Charleston Shooting Suspect: A Symptom, Not an Anomaly

"No wonder mama didn’t want me driving home at night."

— -- The quickest route between Atlanta and Greenwood, Mississippi, is I-20 West to US-82. It takes a little over five hours, depending on traffic. I know this because when I worked in Georgia I would drive over to visit my mother, who at the time had left Detroit and returned to her childhood home along the outskirts of the Mississippi Delta.

It’s not a particularly scenic trip. Still, my mother made sure I would only drive during the day --never at night. What those roads lacked in topography it more than made up for in history.

And when I would suggest things are different now she would respond: “Yes…but the south is still the south.”

Of course she was right -- mamas usually are.

Some GOP presidential hopefuls quickly suggested the alleged gunman was targeting Christians -- not blacks -- as a way to steer the conversation away from the embarrassing possibility that maybe all of the criticism directed toward the country’s first black president isn’t policy driven after all. Rick Perry called the shooting an accident -- an aide later said he intended to say the word "incident" -- stemming from drugs. Jeb Bush said "I don't know what was on the mind or the heart of the man who committed these atrocious crimes," in the face of all of the information about what was on Roof's mind and heart.

I was reminded of my mother’s warning in 2011 after then 18-year-old Deryl Dedmond allegedly suggested that he and his buddies jump in their cars to “go f--- with some n------” before killing James Craig Anderson in a Mississippi parking lot. I was reminded of her words when it was discovered that two Florida police officers were members of the KKK in 2014. And I was painfully reminded this week after Dylann Roof opened fire inside Emanuel African Methodist Episcopal Church, killing nine.

As disturbing as a terrorist attack in a place of worship is, there are indications that Roof was perhaps first targeting the Columbiana Centre shopping mall. This man wanted to kill black people and the location didn’t seem to matter.

A relative of Ethel Lance told Roof “you took something very precious… but I forgive you.” Felicia Sanders, mother of the youngest victim, 26-year-old Tywanza Sanders, said “may God have mercy on you.” That was a window into the state’s soul.

The South is still the South. No amount of romanticizing about the true meaning of the Confederate flag can whitewash the past nor wishful thinking can sugarcoat the present.

Three members of the KKK, and employees of Florida’s Department of Corrections, were arrested for plotting to kill a black inmate after he was released this year. Two Missouri police officers were forced to resign this year after the Department of Justice investigation revealed racist and violent emails. Two Anniston, Alabama police officers were suspended for belonging to a white supremacy group—this week.

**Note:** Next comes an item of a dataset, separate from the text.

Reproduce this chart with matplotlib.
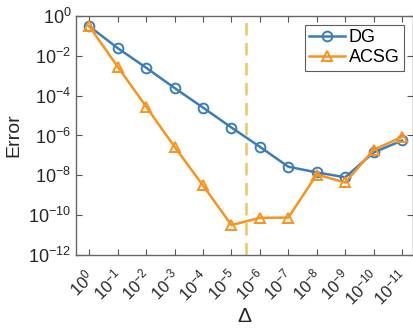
import matplotlib.pyplot as plt
import matplotlib.transforms as mtransforms
import numpy as np

plt.rcParams['font.family'] = ['Liberation Sans', 'DejaVu Sans']
plt.rcParams['mathtext.fontset'] = 'custom'
plt.rcParams['mathtext.rm'] = 'Liberation Sans'
plt.rcParams['mathtext.it'] = 'Liberation Sans'
plt.rcParams['mathtext.default'] = 'rm'

# exponents of Delta
exps = [0, -1, -2, -3, -4, -5, -6, -7, -8, -9, -10, -11]
dg_err = [0.3, 2.4e-2, 2.5e-3, 2.4e-4, 2.5e-5, 2.5e-6, 2.7e-7, 2.7e-8, 1.4e-8, 8e-9, 1.4e-7, 5.6e-7]
acsg_err = [0.3, 2.8e-3, 2.8e-5, 2.7e-7, 3.1e-9, 3.2e-11, 7.4e-11, 7.6e-11, 1.1e-8, 4.4e-9, 1.9e-7, 8.5e-7]
tick_labels = [f'$10^{{{e}}}$' for e in exps]
cut_pos = 5.5

blue = '#3B7DB9'
orange = '#F7931E'

fig = plt.figure(figsize=(4.14, 3.3), dpi=100)
ax = fig.add_axes([0.184, 0.227, 0.814, 0.725])

x = np.arange(len(exps))
ax.plot(x, dg_err, '-o', color=blue, lw=1.8, ms=7, mfc='none', mew=1.4, label='DG')
ax.plot(x, acsg_err, '-^', color=orange, lw=1.8, ms=7.5, mfc='none', mew=1.4, label='ACSG')
ax.axvline(cut_pos, color='#EFC565', ls=(0, (5, 3)), lw=1.8)

ax.set_yscale('log')
ax.set_ylim(1e-12, 1)
ax.set_yticks([10.0**k for k in range(-12, 1, 2)])
ax.set_yticklabels([f'$10^{{{k}}}$' for k in range(-12, 1, 2)])
ax.minorticks_off()
ax.set_xlim(-0.46, 11.39)
ax.set_xticks(x)
ax.set_xticklabels([])
ax.tick_params(direction='in', top=True, right=True, labelsize=13, color='#555555',
               labelcolor='#262626', length=4, width=0.8)

# rotated x tick labels, anchored at their right end like MATLAB does
lab_trans = ax.get_xaxis_transform() + mtransforms.ScaledTranslation(2 / 100, -18 / 100, fig.dpi_scale_trans)
for xi, lab in zip(x, tick_labels):
    ax.text(xi, 0, lab, transform=lab_trans, rotation=45, rotation_mode='anchor',
            ha='right', va='center', fontsize=12, color='#262626')

for s in ax.spines.values():
    s.set_color('#666666')
    s.set_linewidth(1.0)

ax.set_ylabel('Error', fontsize=14, color='#262626', labelpad=4)
ax.set_xlabel(r'$\Delta$', fontsize=15, color='#262626', va='center')
ax.xaxis.set_label_coords(0.5, -0.255)

leg = ax.legend(loc='upper right', fontsize=13, frameon=True, fancybox=False, edgecolor='#333333',
                handlelength=2.0, borderpad=0.25, labelspacing=0.15, handletextpad=0.2,
                borderaxespad=0.5)
leg.get_frame().set_linewidth(0.8)

fig.savefig('out.png', dpi=100)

Where is Anniston, you ask? Oh, about 90 miles west of Atlanta, right off of I-20.

No wonder mama didn’t want me driving home at night.

“Hate won’t win,” was another phrase heard often during the Roof’s bond hearing. A sentiment I agree with. But I also know it is not a victory that is handed over to the willfully blind but rather those who are courageous enough to look at its community and make honest assessments. Avoiding the topic of race does not mean we’re cured of racism but rather we’re allowing the disease to spread unchecked.

Roof isn’t an anomaly. He’s a symptom.

LZ Granderson is an ABC News analyst and special correspondent. Opinions expressed in this column do not reflect the views of ABC News.